The problem with Friedman’s economic policy recommendations is that, having brilliantly analysed the role of expectations in economic life, he suddenly stops, and ends up reverting to a stabilising-quantities-is-enough analysis of monetary aggregates. But why would not expectations also potentially feed variably into the effects of monetary aggregates? The answer is, that they do. This, for example, is the basis of Goodhart’s Law.

To be fair, Friedman does note that monetary velocity tends to be stable.  Which was the same “but that is the empirical pattern” reasoning he criticises later in his address about relying on the Phillips Curve.

(As an aside, I hate this usage of the term “velocity”: it is actually better described as money turnover but Irving Fisher already had a T in his equation of exchange {for transactions} so used V-for-velocity instead. Like most economists, I much prefer to think in terms of k, the proportion of NGDP that people hold as money.)

If you stop your expectations analysis short of monetary aggregates, so that they drive expectations but are not affected by them in their economic consequences, you get (Quantity) Monetarism, which turned out not to work. (And, indeed, it not working was how Goodhart’s Law got to be formulated in the first place  [popularised].) If you keep going in your analysis of expectations, then you get Market Monetarism. (It is reading market monetarist and similar bloggers–such as Scott Sumner, Lars Christensen and David Glasner–that has enabled me to achieve any understanding of monetary economics.)

If you like, Market Monetarism = Friedman + expectations mattering for money as well.

The Great Contraction: Blame the French and the Fed

The Great Contraction: Blame the French and the Fed

Paul Krugman once wrote of something Friedman had written that “it is typical Milton, too simple but mostly correct”. (Krugman also wrote a fine appreciation of Friedman’s economic contributions; as for his criticisms of Milton as public intellectual, Krugman should look in the mirror more.) To have that said to be typical of your work in any area of intellectual exploration is high praise.
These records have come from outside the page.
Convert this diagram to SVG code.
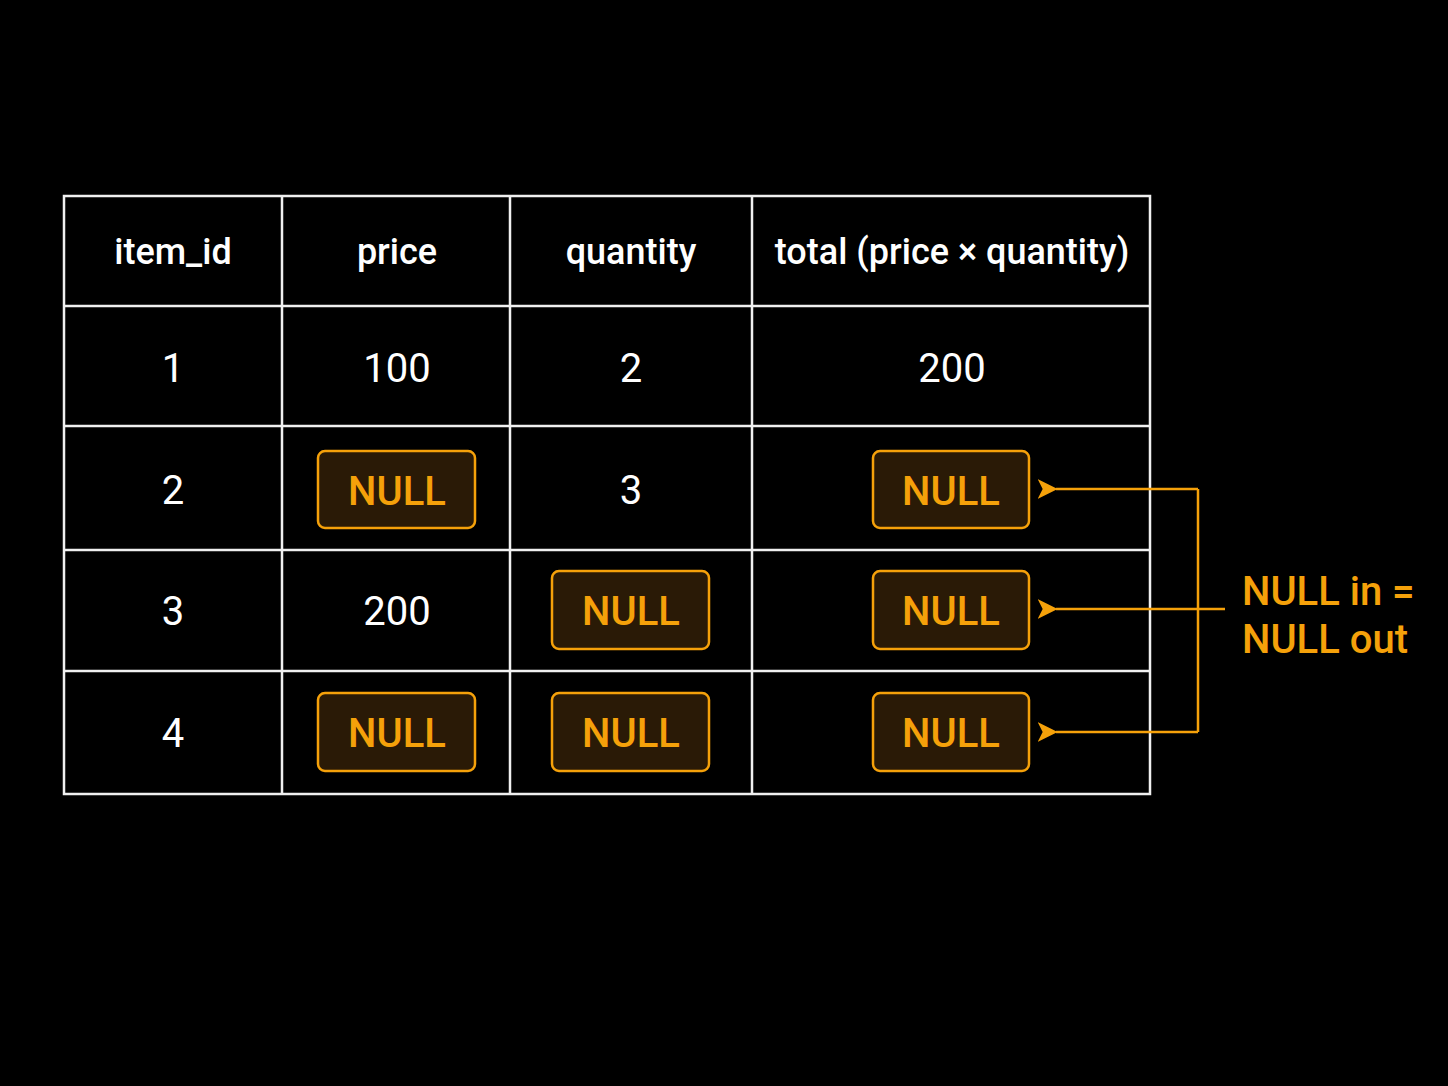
<svg xmlns="http://www.w3.org/2000/svg" width="1448" height="1086" viewBox="0 0 1448 1086">
<style>
.g{stroke:#f0f0f0;stroke-width:2.5;fill:none}
.h{font-family:Roboto,"Liberation Sans",sans-serif;font-weight:500;font-size:36px;fill:#fff;text-anchor:middle}
.v{font-family:Roboto,"Liberation Sans",sans-serif;font-size:40px;fill:#fff;text-anchor:middle}
.nb{fill:#2a1a06;stroke:#f5a10a;stroke-width:2.5}
.nt{font-family:Roboto,"Liberation Sans",sans-serif;font-weight:500;font-size:40px;fill:#f5a10a;text-anchor:middle}
.c{stroke:#f5a10a;stroke-width:2.5;fill:none}
</style>
<defs><marker id="a" viewBox="0 0 12 12" refX="1" refY="6" markerWidth="20" markerHeight="20" markerUnits="userSpaceOnUse" orient="auto"><path d="M12,0 L0,6 L12,12 L9,6 Z" fill="#f5a10a"/></marker></defs>
<rect width="1448" height="1086" fill="#000"/>
<g id="table">
<rect x="64" y="196" width="1086" height="598" class="g"/>
<path class="g" d="M282,196V794M510,196V794M752,196V794M64,306H1150M64,426H1150M64,550H1150M64,671H1150"/>
<text class="h" x="173" y="264">item_id</text>
<text class="h" x="397" y="264">price</text>
<text class="h" x="631" y="264">quantity</text>
<text class="h" x="952" y="264">total (price × quantity)</text>
<text class="v" x="173" y="382">1</text><text class="v" x="397" y="382">100</text><text class="v" x="631" y="382">2</text><text class="v" x="952" y="382">200</text>
<text class="v" x="173" y="504">2</text><text class="v" x="631" y="504">3</text>
<text class="v" x="173" y="625">3</text><text class="v" x="397" y="625">200</text>
<text class="v" x="173" y="747">4</text>
</g>
<g id="nulls">
<rect class="nb" x="318" y="451" width="157" height="77" rx="7"/><text class="nt" x="397" y="505">NULL</text>
<rect class="nb" x="873" y="451" width="156" height="77" rx="7"/><text class="nt" x="951" y="505">NULL</text>
<rect class="nb" x="552" y="571" width="157" height="78" rx="7"/><text class="nt" x="631" y="625">NULL</text>
<rect class="nb" x="873" y="571" width="156" height="78" rx="7"/><text class="nt" x="951" y="625">NULL</text>
<rect class="nb" x="318" y="693" width="157" height="78" rx="7"/><text class="nt" x="397" y="747">NULL</text>
<rect class="nb" x="552" y="693" width="157" height="78" rx="7"/><text class="nt" x="631" y="747">NULL</text>
<rect class="nb" x="873" y="693" width="156" height="78" rx="7"/><text class="nt" x="951" y="747">NULL</text>
</g>
<g id="connectors">
<path class="c" d="M1198,489V732"/>
<path class="c" d="M1198,489H1056" marker-end="url(#a)"/>
<path class="c" d="M1225,609H1056" marker-end="url(#a)"/>
<path class="c" d="M1198,732H1056" marker-end="url(#a)"/>
</g>
<g id="label">
<text class="nt" style="text-anchor:start" x="1242" y="605">NULL in =</text>
<text class="nt" style="text-anchor:start" x="1242" y="653">NULL out</text>
</g>
</svg>
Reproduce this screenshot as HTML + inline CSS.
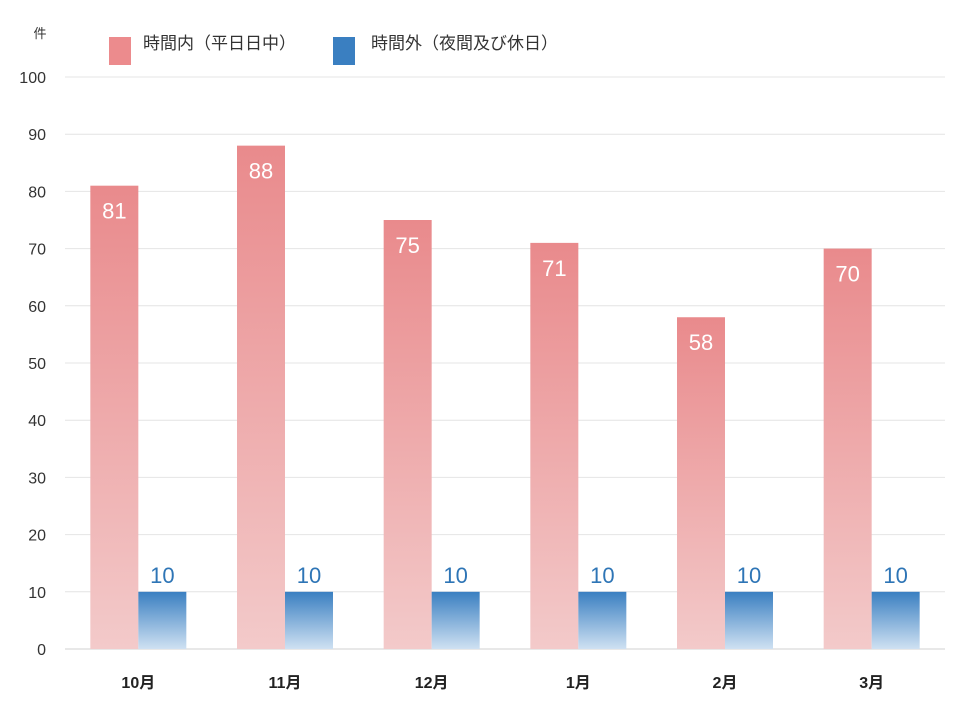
<!DOCTYPE html>
<html><head><meta charset="utf-8"><style>
body{margin:0;background:#fff;font-family:"Liberation Sans","Noto Sans CJK JP",sans-serif;}
</style></head><body>
<svg id="chart" width="960" height="720" xmlns="http://www.w3.org/2000/svg" style="display:block">
<defs>
<linearGradient id="gp" x1="0" y1="0" x2="0" y2="1"><stop offset="0" stop-color="#e98a8c"/><stop offset="1" stop-color="#f3caca"/></linearGradient>
<linearGradient id="gb" x1="0" y1="0" x2="0" y2="1"><stop offset="0" stop-color="#3a7fc1"/><stop offset="1" stop-color="#cfe1f2"/></linearGradient>
</defs>
<g id="grid"></g>
<g id="bars"></g>
<text x="40" y="38" font-size="13" fill="#333" text-anchor="middle">件</text>
<g>
<rect x="109" y="37" width="22" height="28" fill="#ec8b8d"/>
<text x="143" y="49" font-size="17" fill="#333">時間内（平日日中）</text>
<rect x="333" y="37" width="22" height="28" fill="#3a7fc1"/>
<text x="371" y="49" font-size="17" fill="#333">時間外（夜間及び休日）</text>
</g>
</svg>
<script>
const categories=["10月","11月","12月","1月","2月","3月"];
const inHours=[81,88,75,71,58,70];
const afterHours=[10,10,10,10,10,10];
const yTicks=[0,10,20,30,40,50,60,70,80,90,100];
const NS="http://www.w3.org/2000/svg";
const L=65,R=945,Y0=649,Y100=77;
const y=v=>Y0-(Y0-Y100)*v/100;
const band=(R-L)/categories.length;
const cx=i=>L+band*(i+0.5);
const BW=48;
function mk(tag,attrs,parent,txt){const e=document.createElementNS(NS,tag);for(const k in attrs)e.setAttribute(k,attrs[k]);if(txt!==undefined)e.textContent=txt;parent.appendChild(e);return e;}
const grid=document.getElementById('grid'),bars=document.getElementById('bars'),svg=document.getElementById('chart');
yTicks.forEach(t=>{
 const l=mk('line',{x1:L,x2:R,y1:y(t),y2:y(t),stroke:t===0?'#d0d0d0':'#e4e4e4','stroke-width':1},grid);
 
 
 const tx=mk('text',{x:46,y:y(t)+6,'font-size':16,fill:'#333','text-anchor':'end'},grid,String(t));
 
 
});
categories.forEach((c,i)=>{
 const x=cx(i);
 const p=mk('rect',{x:x-BW,y:y(inHours[i]),width:BW,height:Y0-y(inHours[i]),fill:'url(#gp)'},bars);
 
 
 const b=mk('rect',{x:x,y:y(afterHours[i]),width:BW,height:Y0-y(afterHours[i]),fill:'url(#gb)'},bars);
 
 
 const pl=mk('text',{x:x-BW/2,y:y(inHours[i])+33,'font-size':22,fill:'#fff','text-anchor':'middle'},bars,String(inHours[i]));
 
 
 const bl=mk('text',{x:x+BW/2,y:y(afterHours[i])-9,'font-size':22,fill:'#2e75b6','text-anchor':'middle'},bars,String(afterHours[i]));
 
 
 const xl=mk('text',{x:x,y:688,'font-size':16,'font-weight':'bold',fill:'#222','text-anchor':'middle'},svg,c);
 
 
});
</script>
</body></html>
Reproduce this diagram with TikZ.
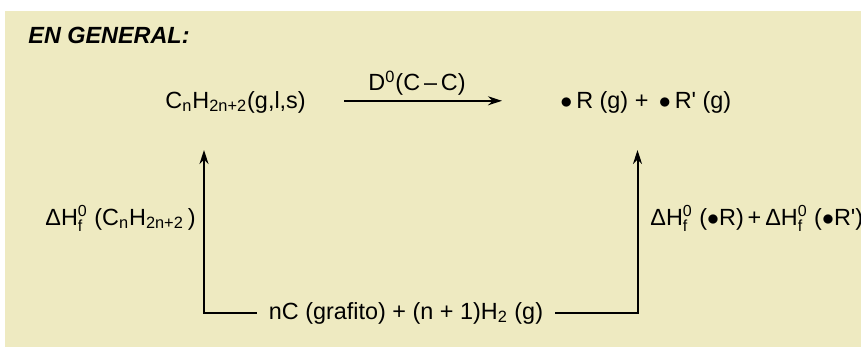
\documentclass[tikz,border=0pt]{standalone}
\usepackage{fontspec}
\setmainfont{Liberation Sans}
\usetikzlibrary{arrows.meta}
\definecolor{fondo}{RGB}{238,234,193}
\newcommand{\fcero}{\ensuremath{^{\mbox{\fontsize{8}{8}\selectfont 0}}_{\mbox{\fontsize{8}{8}\selectfont f}}}}
\newcommand{\rad}{\ensuremath{\bullet}}
\begin{document}
\begin{tikzpicture}[
    x=0.5pt, y=-0.5pt,
    texto/.style={font=\fontsize{11.7}{14}\selectfont, inner sep=0pt},
    flecha/.style={-{Stealth[length=7pt,width=4.5pt]}, line width=1pt}
]
\useasboundingbox (0,0) rectangle (861,349);
\clip (0,0) rectangle (861,349);
\fill[fondo] (5,11) rectangle (861,347);

\node[texto, anchor=base west] (titulo) at (28,43) {\textbf{\textit{EN GENERAL:}}};
\node[texto, anchor=base west] (alcano) at (165,108) {C\textsubscript{n}H\textsubscript{2n+2}(g,l,s)};
\node[texto, anchor=base west] (radicales) at (560,108) {\rad\,R (g) + \,\rad\,R\textquotesingle\ (g)};
\node[texto, anchor=base, inner xsep=6pt] (elementos) at (406,319) {nC (grafito) + (n + 1)H\textsubscript{2} (g)};
\node[texto, anchor=base west] (dhalcano) at (45,225) {ΔH\fcero\ (C\textsubscript{n}H\textsubscript{2n+2}\,)};
\node[texto, anchor=base west] (dhradicales) at (650,225) {ΔH\fcero\ (\rad R)\,+\,ΔH\fcero\ (\rad R\textquotesingle)};

\coordinate (izqtope) at (204,150);
\coordinate (dertope) at (637.5,150);

\draw[flecha] ([xshift=19pt,yshift=3.6pt]alcano.base east) -- node[texto, above=2pt, xshift=-3pt] (disoc) {D\textsuperscript{0}(C\,–\,C)} ([xshift=-29pt,yshift=3.6pt]radicales.base west);
\draw[flecha] (elementos.west) -| (izqtope);
\draw[flecha] (elementos.east) -| (dertope);
\end{tikzpicture}
\end{document}
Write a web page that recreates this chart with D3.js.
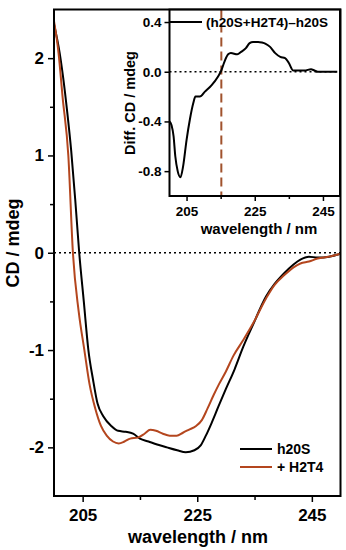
<!DOCTYPE html>
<html>
<head>
<meta charset="utf-8">
<script src="https://cdn.jsdelivr.net/npm/d3@7"></script>
<style>
body { margin: 0; background: #fff; }
text { font-family: "Liberation Sans", Arial, sans-serif; font-weight: bold; fill: #000; }
</style>
</head>
<body>
<script>
// CD spectra, h20S alone and with H2T4, plus difference inset

var h20S = [[200,2.35],[201,2.05],[201.6,1.8],[202.3,1.45],[203,1.05],[203.7,0.55],[204.4,0],[205.2,-0.5],
  [206,-1.0],[206.8,-1.3],[207.6,-1.55],[208.6,-1.68],[210,-1.78],[211.2,-1.83],[212.5,-1.84],[213.8,-1.86],
  [215,-1.91],[216.5,-1.94],[218,-1.97],[219.7,-2.0],[221.5,-2.03],[223,-2.05],[224.5,-2.03],[225.6,-1.98],
  [226.5,-1.88],[227.5,-1.75],[228.7,-1.58],[230,-1.4],[231.5,-1.2],[233,-0.97],[234.8,-0.73],[237,-0.45],
  [238.5,-0.32],[240,-0.22],[241.8,-0.12],[243,-0.07],[244.5,-0.04],[246,-0.05],[248,-0.04],[250,-0.01]];

var h20S_H2T4 = [[200,2.38],[200.8,2.05],[201.5,1.6],[202.5,1.0],[203.3,0],[204.3,-0.6],[205.3,-1.0],[206.2,-1.35],
  [207.2,-1.6],[208.2,-1.78],[209.2,-1.88],[210.3,-1.94],[211.3,-1.96],[212.3,-1.94],[213.3,-1.91],[214.6,-1.9],
  [215.8,-1.86],[216.8,-1.82],[217.8,-1.83],[219,-1.86],[220.2,-1.88],[221.4,-1.88],[222.5,-1.85],[223.5,-1.82],
  [224.8,-1.78],[225.8,-1.72],[226.8,-1.6],[227.8,-1.47],[228.8,-1.35],[230,-1.22],[231.3,-1.06],[233,-0.9],
  [234.8,-0.72],[237,-0.47],[238.5,-0.33],[240,-0.24],[241.8,-0.15],[243,-0.11],[244.5,-0.09],[246,-0.06],
  [248,-0.04],[250,-0.01]];

var diff = [[200,-0.40],[200.6,-0.43],[201.2,-0.52],[201.7,-0.68],[202.4,-0.80],[203.2,-0.85],[204,-0.76],
  [205,-0.55],[206,-0.38],[207,-0.25],[207.6,-0.2],[208.9,-0.2],[210.4,-0.16],[212.3,-0.11],[214.2,-0.04],
  [215.2,0.01],[216.1,0.08],[217.2,0.14],[218,0.15],[219.9,0.14],[221,0.16],[222.4,0.19],[223.5,0.23],
  [224.5,0.24],[226,0.24],[227.1,0.235],[228.2,0.225],[229.5,0.2],[231,0.15],[232.5,0.12],[233.9,0.11],
  [235,0.07],[236.3,0.01],[238,0.01],[239.6,0.01],[241.5,0.02],[242.5,0.01],[243.5,0],[246,0],[249.2,0]];

var xTicks = [205, 225, 245];
var xMinor = [215, 235];
var yTicks = [2, 1, 0, -1, -2];
var yMinor = [1.5, 0.5, -0.5, -1.5];
var insetYTicks = [0.4, 0.0, -0.4, -0.8];
var marker = 215.2;   // crossing wavelength, dashed line in inset

var red = "#b4461e";

var svg = d3.select("body").append("svg")
  .attr("width", 346)
  .attr("height", 550);

// main plot
var x = d3.scaleLinear().domain([200, 250]).range([54, 340.5]);
var y = d3.scaleLinear().domain([-2.5, 2.5]).range([496, 9.5]);

var line = d3.line()
  .x(function(d) { return x(d[0]); })
  .y(function(d) { return y(d[1]); })
  .curve(d3.curveMonotoneX);

svg.append("line")
  .attr("x1", x(200)).attr("x2", x(250))
  .attr("y1", y(0)).attr("y2", y(0))
  .attr("stroke", "#000").attr("stroke-width", 1.5)
  .attr("stroke-dasharray", "2,3");

svg.append("path").datum(h20S)
  .attr("d", line).attr("fill", "none")
  .attr("stroke", "#000").attr("stroke-width", 2);

svg.append("path").datum(h20S_H2T4)
  .attr("d", line).attr("fill", "none")
  .attr("stroke", red).attr("stroke-width", 2);

var fmt = function(d) { return String(d); };

var xAxis = svg.append("g")
  .attr("transform", "translate(0," + y(-2.5) + ")")
  .call(d3.axisBottom(x).tickValues(xTicks).tickSize(6).tickPadding(7).tickFormat(fmt));
svg.append("g")
  .attr("transform", "translate(0," + y(-2.5) + ")")
  .call(d3.axisBottom(x).tickValues(xMinor).tickSize(4).tickFormat(""));

var yAxis = svg.append("g")
  .attr("transform", "translate(" + x(200) + ",0)")
  .call(d3.axisLeft(y).tickValues(yTicks).tickSize(6).tickPadding(4).tickFormat(fmt));
svg.append("g")
  .attr("transform", "translate(" + x(200) + ",0)")
  .call(d3.axisLeft(y).tickValues(yMinor).tickSize(4).tickFormat(""));

svg.selectAll(".domain").remove();
svg.selectAll(".tick line").attr("stroke-width", 1.5);
xAxis.selectAll("text").style("font-size", "17px");
yAxis.selectAll("text").style("font-size", "17px");

svg.append("rect")
  .attr("x", x(200)).attr("y", y(2.5))
  .attr("width", x(250) - x(200)).attr("height", y(-2.5) - y(2.5))
  .attr("fill", "none").attr("stroke", "#000").attr("stroke-width", 2);

svg.append("text")
  .attr("x", 198).attr("y", 543)
  .attr("text-anchor", "middle")
  .style("font-size", "18px")
  .text("wavelength / nm");

svg.append("text")
  .attr("transform", "translate(19,243) rotate(-90)")
  .attr("text-anchor", "middle")
  .style("font-size", "18px")
  .text("CD / mdeg");

// legend
var legend = [["h20S", "#000"], ["+ H2T4", red]];
legend.forEach(function(l, i) {
  var ly = 449 + i * 18;
  svg.append("line")
    .attr("x1", 240).attr("x2", 272).attr("y1", ly).attr("y2", ly)
    .attr("stroke", l[1]).attr("stroke-width", 2);
  svg.append("text")
    .attr("x", 277).attr("y", ly + 5)
    .style("font-size", "14px")
    .text(l[0]);
});

// inset
var xi = d3.scaleLinear().domain([200, 250]).range([169.5, 340]);
var yi = d3.scaleLinear().domain([-1.0, 0.5]).range([196, 9.6]);

var inset = svg.append("g");

inset.append("rect")
  .attr("x", xi(200)).attr("y", yi(0.5))
  .attr("width", xi(250) - xi(200)).attr("height", yi(-1) - yi(0.5))
  .attr("fill", "#fff");

inset.append("line")
  .attr("x1", xi(200)).attr("x2", xi(250))
  .attr("y1", yi(0)).attr("y2", yi(0))
  .attr("stroke", "#000").attr("stroke-width", 1.5)
  .attr("stroke-dasharray", "2,3");

inset.append("line")
  .attr("x1", xi(marker)).attr("x2", xi(marker))
  .attr("y1", yi(0.5)).attr("y2", yi(-1))
  .attr("stroke", "#a0522d").attr("stroke-width", 2)
  .attr("stroke-dasharray", "9,5");

var linei = d3.line()
  .x(function(d) { return xi(d[0]); })
  .y(function(d) { return yi(d[1]); })
  .curve(d3.curveMonotoneX);

inset.append("path").datum(diff)
  .attr("d", linei).attr("fill", "none")
  .attr("stroke", "#000").attr("stroke-width", 2);

var xiAxis = inset.append("g")
  .attr("transform", "translate(0," + yi(-1) + ")")
  .call(d3.axisBottom(xi).tickValues(xTicks).tickSize(5).tickPadding(5).tickFormat(fmt));
inset.append("g")
  .attr("transform", "translate(0," + yi(-1) + ")")
  .call(d3.axisBottom(xi).tickValues(xMinor).tickSize(3).tickFormat(""));

var yiAxis = inset.append("g")
  .attr("transform", "translate(" + xi(200) + ",0)")
  .call(d3.axisLeft(yi).tickValues(insetYTicks).tickSize(5).tickPadding(3)
    .tickFormat(function(d) { return d3.format(".1f")(d).replace("\u2212", "-"); }));

inset.selectAll(".domain").remove();
inset.selectAll(".tick line").attr("stroke-width", 1.5);
xiAxis.selectAll("text").style("font-size", "13.5px");
yiAxis.selectAll("text").style("font-size", "13.5px");

inset.append("rect")
  .attr("x", xi(200)).attr("y", yi(0.5))
  .attr("width", xi(250) - xi(200)).attr("height", yi(-1) - yi(0.5))
  .attr("fill", "none").attr("stroke", "#000").attr("stroke-width", 2);

inset.append("text")
  .attr("x", 259).attr("y", 234)
  .attr("text-anchor", "middle")
  .style("font-size", "15px")
  .text("wavelength / nm");

inset.append("text")
  .attr("transform", "translate(135,103) rotate(-90)")
  .attr("text-anchor", "middle")
  .style("font-size", "14.5px")
  .text("Diff. CD / mdeg");

inset.append("line")
  .attr("x1", 170).attr("x2", 202).attr("y1", yi(0.4)).attr("y2", yi(0.4))
  .attr("stroke", "#000").attr("stroke-width", 2);
inset.append("text")
  .attr("x", 206).attr("y", yi(0.4) + 5)
  .style("font-size", "13.5px")
  .text("(h20S+H2T4)\u2013h20S");
</script>
</body>
</html>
I would say of Milton’s 1967 analysis that he just needed to keep going on the significance of expectations. Because he did not, he ended up being too simple but mostly correct.

Sadly, 45 years after Friedman gave his address, far too many economists still do not manage to be “mostly correct” on the very points Friedman got right in his address. Particularly what a poor indicator of monetary policy interest rates are. So, to remind us all that Friedman was a great economist and that his 1967 Presidential Address can still be read with profit, I will finish with a passage that all monetary economists, macroeconomists, economic and financial commentators should have pinned up over their computer screen, or operating as a screen saver, because far too many of them still don’t get it:

As an empirical matter, low interest rates are a sign that monetary policy has been tight–in the sense that the quantity of money has grown slowly; high interest rates are a sign that monetary policy has been easy–in the sense that the quantity of money has grown rapidly. …

Paradoxically, the monetary authority could assure low nominal rates of interest–but to do so it would have to start out in what seems like the opposite direction, by engaging in a deflationary monetary policy. Similarly, it could assure high nominal interest rates by engaging in an inflationary policy and accepting a temporary movement in interest rates in the opposite direction.

These considerations not only explain why monetary policy cannot peg interest rates; they also explain why interest rates are such a misleading indicator of whether monetary policy is “tight” or “easy.”